Requirements
Look through the data below. Collect every line where the word "this" occurs.

Stored data entries:
□ □ □ □

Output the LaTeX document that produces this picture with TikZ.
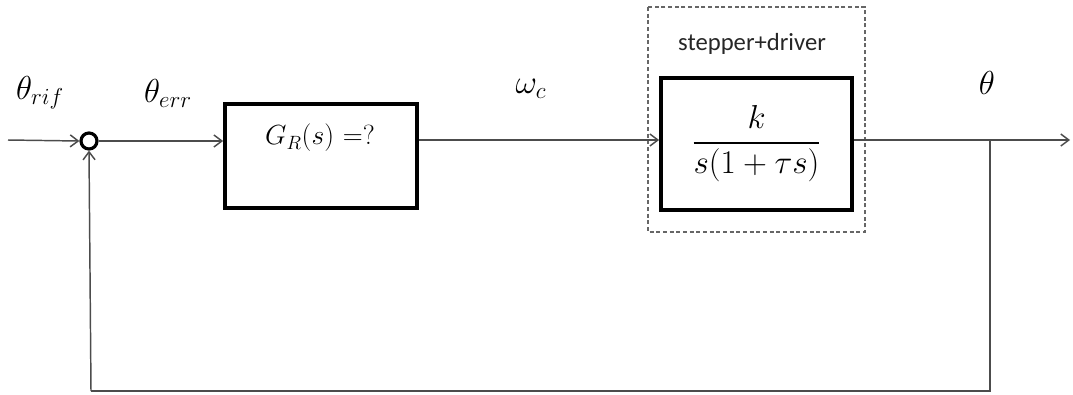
\documentclass[tikz,border=0pt]{standalone}
\usepackage{amsmath}
\usepackage{fontspec}
\newfontfamily\labelfont{Carlito}
\usetikzlibrary{arrows.meta}
\begin{document}
\begin{tikzpicture}[x=0.75pt,y=-0.75pt,
  sig/.style={draw=black!70, line width=1.1pt},
  arr/.style={sig, -{Straight Barb[length=6pt,width=9pt,line width=1.1pt]}},
  blockbox/.style={draw=black, line width=2.8pt, inner sep=0pt},
  dashbox/.style={draw=black!60, line width=1.2pt, dash pattern=on 3pt off 2pt},
  lbl/.style={font=\fontsize{25}{30}\selectfont, inner sep=0pt},
  blocktext/.style={font=\fontsize{22}{26}\selectfont, inner sep=0pt}]
\useasboundingbox (0,0) rectangle (1073,394);
\coordinate (in) at (8,140);
\node[circle, draw=black, line width=2.4pt, minimum size=16*0.75pt, inner sep=0pt] (sum) at (89,141) {};
\node[blockbox, minimum width=192*0.75pt, minimum height=104*0.75pt] (gr) at (321,156) {};
\node[blocktext] (grt) at (320,138) {$G_R(s)\ {=}?$};
\node[blockbox, minimum width=191*0.75pt, minimum height=132*0.75pt, font=\fontsize{24}{28}\selectfont] (plant) at (756.5,144) {$\dfrac{k}{s(1+\tau s)}$};
\draw[dashbox] (648,7) rectangle (865,232);
\node[font=\labelfont\fontsize{18.5}{22}\selectfont, text=black!85, inner sep=0pt] (sd) at (752,44) {stepper+driver};
\coordinate (out) at (1070,140);
\coordinate (br) at (990,140);
\coordinate (bl) at (990,391);
\coordinate (blft) at (91,391);
\draw[arr] (in) -- (sum.west);
\draw[arr] (sum.east) -- (sum.east -| gr.west);
\draw[arr] (gr.east |- 0,140) -- (plant.west |- 0,140);
\draw[arr] (plant.east |- 0,140) -- (out);
\draw[sig] (br) -- (bl) -- (blft);
\draw[arr] (blft) -- (sum.south);
\node[lbl] (trif) at (40,93) {$\theta_{rif}$};
\node[lbl] (terr) at (168,93) {$\theta_{err}$};
\node[lbl] (wc) at (531,89) {$\omega_c$};
\node[lbl] (th) at (987,83) {$\theta$};
\end{tikzpicture}
\end{document}
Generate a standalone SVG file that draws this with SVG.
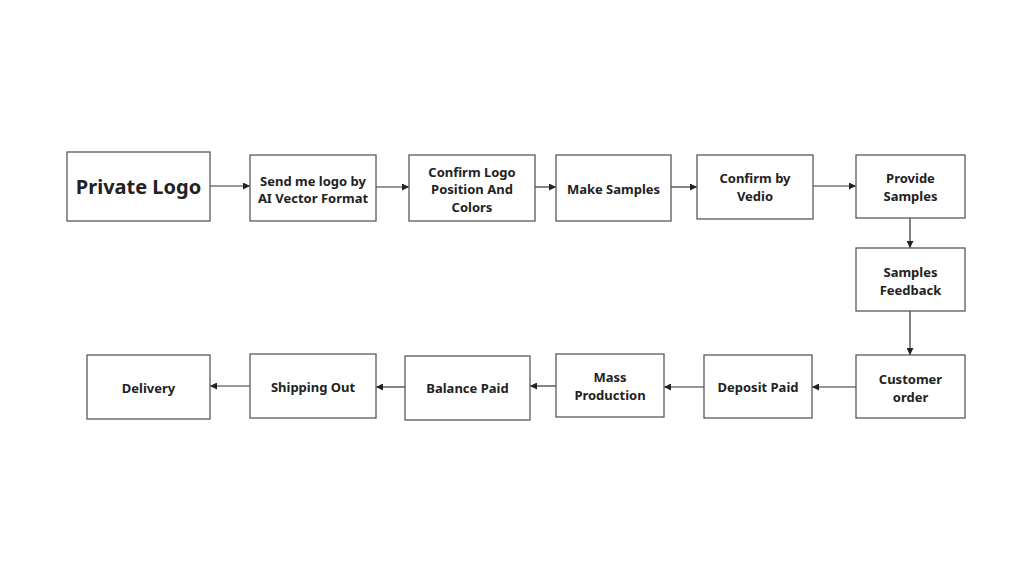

□ □ □ □

Full solution
Output the LaTeX document that produces this picture with TikZ.
Generate a standalone SVG file that draws this with SVG.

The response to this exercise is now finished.